TASK TO CARRY OUT: Return, without pictures, the lines from the start of the data through the one that contains "const valLabels = [0,200,400];".

RAW DATA:
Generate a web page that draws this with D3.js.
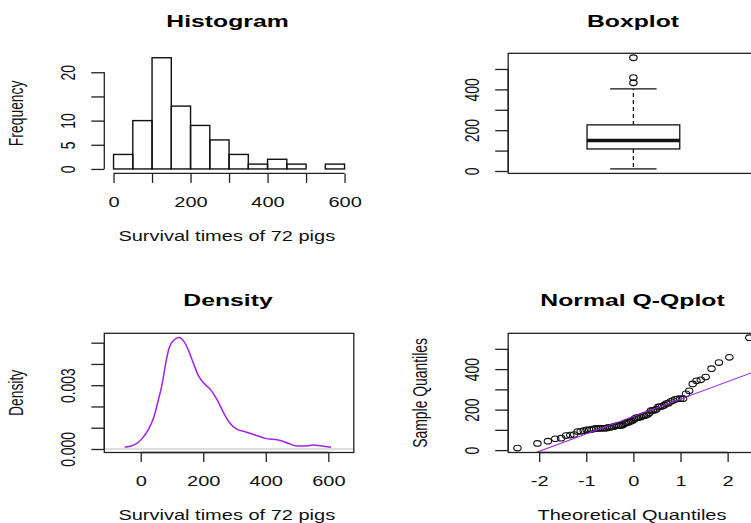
<!DOCTYPE html>
<html lang="en">
<head>
  <meta charset="UTF-8" />
  <title>Survival times of 72 pigs</title>
  <script src="https://d3js.org/d3.v7.min.js"></script>
  <style>
    body { margin: 0; padding: 0; background: #fff; }
    svg { display: block; font-family: "Liberation Sans", Arial, sans-serif; }
    .axis line, .axis path { stroke: #222; stroke-width: 1.3; }
    .axis text { fill: #111; font-size: 13.9px; }
    .title { font-size: 17.2px; font-weight: bold; fill: #000; }
    .lab { font-size: 13.9px; fill: #111; }
  </style>
</head>
<body>
<div id="chart"></div>
<script>
  const W = 751, H = 523;
  const SX = 1.44; // the original picture is stretched sideways

  // survival times (sorted) of the 72 pigs
  const survival = [10,33,44,56,59,72,74,77,92,93,96,100,100,102,105,107,107,108,108,108,
    109,112,113,115,116,120,121,122,122,124,130,134,136,139,144,146,153,159,160,163,
    163,168,171,172,176,183,195,196,197,202,213,215,216,222,230,231,240,245,251,253,
    254,254,278,293,327,342,347,361,402,432,458,555];

  // histogram
  const histBreaks = [0,50,100,150,200,250,300,350,400,450,500,550,600];
  const histCounts = [3,10,23,13,9,6,3,1,2,1,0,1];
  const histXTicks = [0,100,200,300,400,500,600];
  const histXLabels = [0,200,400,600];
  const histYTicks = [0,5,10,15,20];
  const histYLabels = [0,5,10,20];

  // boxplot: whisker low, Q1, median, Q3, whisker high
  const boxStats = [10,108,149.5,226,402];
  const boxOutliers = [432,458,555];
  const valTicks = [0,100,200,300,400,500];
  const valLabels = [0,200,400];

  // density curve
  const densX = [-51,-21,5,26.5,42.5,55,69,80,90.5,106.5,122.5,138.5,154.5,170.5,186.5,202.4,
    224,245,266,285.6,307,333.5,365.5,397.5,440,472,499,525.5,552,579,608.6];
  const densY = [0.00008,0.00019,0.0005,0.00097,0.00152,0.00222,0.00309,0.00403,0.00474,0.00513,
    0.00525,0.00505,0.00458,0.00395,0.0034,0.00309,0.00278,0.0023,0.00168,0.00121,0.00093,
    0.00081,0.00066,0.0005,0.00042,0.00027,0.00014,0.00014,0.00019,0.00014,0.00008];
  const densXTicks = [0,200,400,600];
  const densYTicks = [0,0.001,0.002,0.003,0.004,0.005];
  const densYLabels = [0,0.003];

  // normal Q-Q
  const theoQ = [-2.460,-2.037,-1.815,-1.658,-1.534,-1.430,-1.339,-1.258,-1.184,-1.117,-1.054,-0.995,
    -0.940,-0.887,-0.837,-0.788,-0.741,-0.696,-0.653,-0.610,-0.569,-0.528,-0.489,-0.450,
    -0.411,-0.374,-0.337,-0.300,-0.264,-0.228,-0.192,-0.157,-0.122,-0.087,-0.052,-0.017,
    0.017,0.052,0.087,0.122,0.157,0.192,0.228,0.264,0.300,0.337,0.374,0.411,
    0.450,0.489,0.528,0.569,0.610,0.653,0.696,0.741,0.788,0.837,0.887,0.940,
    0.995,1.054,1.117,1.184,1.258,1.339,1.430,1.534,1.658,1.815,2.037,2.460];
  const qqQuartiles = [[-0.6745,108],[0.6745,224]];
  const qqXTicks = [-2,-1,0,1,2];

  const plain = d => String(d);           // R prints "-2", not a unicode minus
  const fixed3 = d => d.toFixed(3);

  const svg = d3.select("#chart").append("svg")
    .attr("width", W).attr("height", H);

  // plot regions
  const colL = [104.3, 353.8], colR = [508.2, 758.6];
  const rowT = [53.3, 173.4], rowB = [333.3, 452.5];

  function stretchedText(x, y, txt, cls, rotate) {
    return svg.append("text")
      .attr("class", cls)
      .attr("text-anchor", "middle")
      .attr("transform", `translate(${x},${y}) scale(${SX},1)` + (rotate ? " rotate(-90)" : ""))
      .text(txt);
  }

  function bottomAxis(scale, y, ticks, labels, fmt) {
    const g = svg.append("g").attr("class", "axis")
      .attr("transform", `translate(0,${y})`)
      .call(d3.axisBottom(scale).tickValues(ticks).tickSize(9.5).tickSizeOuter(0)
        .tickFormat(d => labels.includes(d) ? fmt(d) : ""));
    g.select(".domain").remove();
    g.append("line")
      .attr("x1", scale(ticks[0])).attr("x2", scale(ticks[ticks.length - 1]));
    g.selectAll(".tick text")
      .attr("x", 0).attr("y", 33.5).attr("dy", null)
      .attr("transform", `scale(${SX},1)`);
    return g;
  }

  function leftAxis(scale, x, ticks, labels, fmt) {
    const g = svg.append("g").attr("class", "axis")
      .attr("transform", `translate(${x},0)`)
      .call(d3.axisLeft(scale).tickValues(ticks).tickSize(13).tickSizeOuter(0)
        .tickFormat(d => labels.includes(d) ? fmt(d) : ""));
    g.select(".domain").remove();
    g.append("line")
      .attr("y1", scale(ticks[0])).attr("y2", scale(ticks[ticks.length - 1]));
    g.selectAll(".tick text")
      .attr("x", 0).attr("y", 0).attr("dy", null)
      .attr("text-anchor", "middle")
      .attr("transform", `translate(-29,0) scale(${SX},1) rotate(-90)`);
    return g;
  }

  function frame(xr, yr) {
    svg.append("rect")
      .attr("x", xr[0]).attr("y", yr[0])
      .attr("width", xr[1] - xr[0]).attr("height", yr[1] - yr[0])
      .attr("fill", "none").attr("stroke", "#222").attr("stroke-width", 1.3);
  }

  // ---------- Histogram ----------
  {
    const x = d3.scaleLinear().domain([-24, 624]).range(colL);
    const y = d3.scaleLinear().domain([-0.92, 23.92]).range([rowT[1], rowT[0]]);
    const bins = histCounts.map((c, i) => ({ x0: histBreaks[i], x1: histBreaks[i + 1], n: c }));
    svg.append("g").selectAll("rect").data(bins).enter().append("rect")
      .attr("x", d => x(d.x0)).attr("width", d => x(d.x1) - x(d.x0))
      .attr("y", d => y(d.n)).attr("height", d => y(0) - y(d.n))
      .attr("fill", "none").attr("stroke", "#111").attr("stroke-width", 1.4);
    bottomAxis(x, rowT[1], histXTicks, histXLabels, plain);
    leftAxis(y, colL[0], histYTicks, histYLabels, plain);
    stretchedText(227.5, 26.7, "Histogram", "title");
    stretchedText(226.8, 240.7, "Survival times of 72 pigs", "lab");
    stretchedText(colL[0] - 81.5, (rowT[0] + rowT[1]) / 2, "Frequency", "lab", true);
  }

  // ---------- Boxplot ----------
  {
    const x = d3.scaleLinear().domain([0.46, 1.54]).range(colR);
    const y = d3.scaleLinear().domain([-11.8, 576.8]).range([rowT[1], rowT[0]]);
    const g = svg.append("g").attr("stroke", "#111").attr("fill", "none");
    const [lo, q1, med, q3, hi] = boxStats;
    g.append("line").attr("x1", x(1)).attr("x2", x(1)).attr("y1", y(q3)).attr("y2", y(hi))
      .attr("stroke-dasharray", "4,3").attr("stroke-width", 1.3);
    g.append("line").attr("x1", x(1)).attr("x2", x(1)).attr("y1", y(q1)).attr("y2", y(lo))
      .attr("stroke-dasharray", "4,3").attr("stroke-width", 1.3);
    [lo, hi].forEach(v => g.append("line")
      .attr("x1", x(0.9)).attr("x2", x(1.1)).attr("y1", y(v)).attr("y2", y(v))
      .attr("stroke-width", 1.3));
    g.append("rect").attr("x", x(0.8)).attr("width", x(1.2) - x(0.8))
      .attr("y", y(q3)).attr("height", y(q1) - y(q3)).attr("stroke-width", 1.3)
      .attr("fill", "#fff");
    g.append("line").attr("x1", x(0.8)).attr("x2", x(1.2)).attr("y1", y(med)).attr("y2", y(med))
      .attr("stroke-width", 3.6);
    g.selectAll("ellipse").data(boxOutliers).enter().append("ellipse")
      .attr("cx", x(1)).attr("cy", d => y(d)).attr("rx", 3.7).attr("ry", 2.8)
      .attr("stroke-width", 1.2);
    frame(colR, rowT);
    leftAxis(y, colR[0], valTicks, valLabels, plain);
    stretchedText(633, 26.7, "Boxplot", "title");
  }

  // ---------- Density ----------
  {
    const x = d3.scaleLinear().domain([-116.4, 681.5]).range(colL);
    const y = d3.scaleLinear().domain([-0.000165, 0.005442]).range([rowB[1], rowB[0]]);
    svg.append("line").attr("x1", colL[0]).attr("x2", colL[1])
      .attr("y1", y(0)).attr("y2", y(0)).attr("stroke", "#bebebe").attr("stroke-width", 1.2);
    const line = d3.line().x(d => x(d[0])).y(d => y(d[1])).curve(d3.curveMonotoneX);
    svg.append("path").datum(densX.map((v, i) => [v, densY[i]]))
      .attr("d", line).attr("fill", "none")
      .attr("stroke", "#A020F0").attr("stroke-width", 1.5);
    frame(colL, rowB);
    bottomAxis(x, rowB[1], densXTicks, densXTicks, plain);
    leftAxis(y, colL[0], densYTicks, densYLabels, fixed3);
    stretchedText(228, 306, "Density", "title");
    stretchedText(226.8, 520, "Survival times of 72 pigs", "lab");
    stretchedText(colL[0] - 81.5, (rowB[0] + rowB[1]) / 2, "Density", "lab", true);
  }

  // ---------- Normal Q-Q ----------
  {
    const x = d3.scaleLinear().domain([-2.657, 2.657]).range(colR);
    const y = d3.scaleLinear().domain([-11.8, 576.8]).range([rowB[1], rowB[0]]);
    svg.append("clipPath").attr("id", "qqclip").append("rect")
      .attr("x", colR[0]).attr("y", rowB[0])
      .attr("width", colR[1] - colR[0]).attr("height", rowB[1] - rowB[0]);
    svg.append("g").selectAll("ellipse").data(survival).enter().append("ellipse")
      .attr("cx", (d, i) => x(theoQ[i])).attr("cy", d => y(d))
      .attr("rx", 3.7).attr("ry", 2.8)
      .attr("fill", "none").attr("stroke", "#111").attr("stroke-width", 1.1);
    const [[z1, v1], [z3, v3]] = qqQuartiles;
    const slope = (v3 - v1) / (z3 - z1);
    const [dx0, dx1] = x.domain();
    svg.append("line").attr("clip-path", "url(#qqclip)")
      .attr("x1", x(dx0)).attr("y1", y(v1 + slope * (dx0 - z1)))
      .attr("x2", x(dx1)).attr("y2", y(v1 + slope * (dx1 - z1)))
      .attr("stroke", "#A020F0").attr("stroke-width", 1.1);
    frame(colR, rowB);
    bottomAxis(x, rowB[1], qqXTicks, qqXTicks, plain);
    leftAxis(y, colR[0], valTicks, valLabels, plain);
    stretchedText(632.5, 306, "Normal Q-Qplot", "title");
    stretchedText(632, 520, "Theoretical Quantiles", "lab");
    stretchedText(colR[0] - 81.5, (rowB[0] + rowB[1]) / 2, "Sample Quantiles", "lab", true);
  }
</script>
</body>
</html>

ANSWER FOR THE TASK:
Generate a web page that draws this with D3.js.
<!DOCTYPE html>
<html lang="en">
<head>
  <meta charset="UTF-8" />
  <title>Survival times of 72 pigs</title>
  <script src="https://d3js.org/d3.v7.min.js"></script>
  <style>
    body { margin: 0; padding: 0; background: #fff; }
    svg { display: block; font-family: "Liberation Sans", Arial, sans-serif; }
    .axis line, .axis path { stroke: #222; stroke-width: 1.3; }
    .axis text { fill: #111; font-size: 13.9px; }
    .title { font-size: 17.2px; font-weight: bold; fill: #000; }
    .lab { font-size: 13.9px; fill: #111; }
  </style>
</head>
<body>
<div id="chart"></div>
<script>
  const W = 751, H = 523;
  const SX = 1.44; // the original picture is stretched sideways

  // survival times (sorted) of the 72 pigs
  const survival = [10,33,44,56,59,72,74,77,92,93,96,100,100,102,105,107,107,108,108,108,
    109,112,113,115,116,120,121,122,122,124,130,134,136,139,144,146,153,159,160,163,
    163,168,171,172,176,183,195,196,197,202,213,215,216,222,230,231,240,245,251,253,
    254,254,278,293,327,342,347,361,402,432,458,555];

  // histogram
  const histBreaks = [0,50,100,150,200,250,300,350,400,450,500,550,600];
  const histCounts = [3,10,23,13,9,6,3,1,2,1,0,1];
  const histXTicks = [0,100,200,300,400,500,600];
  const histXLabels = [0,200,400,600];
  const histYTicks = [0,5,10,15,20];
  const histYLabels = [0,5,10,20];

  // boxplot: whisker low, Q1, median, Q3, whisker high
  const boxStats = [10,108,149.5,226,402];
  const boxOutliers = [432,458,555];
  const valTicks = [0,100,200,300,400,500];
  const valLabels = [0,200,400];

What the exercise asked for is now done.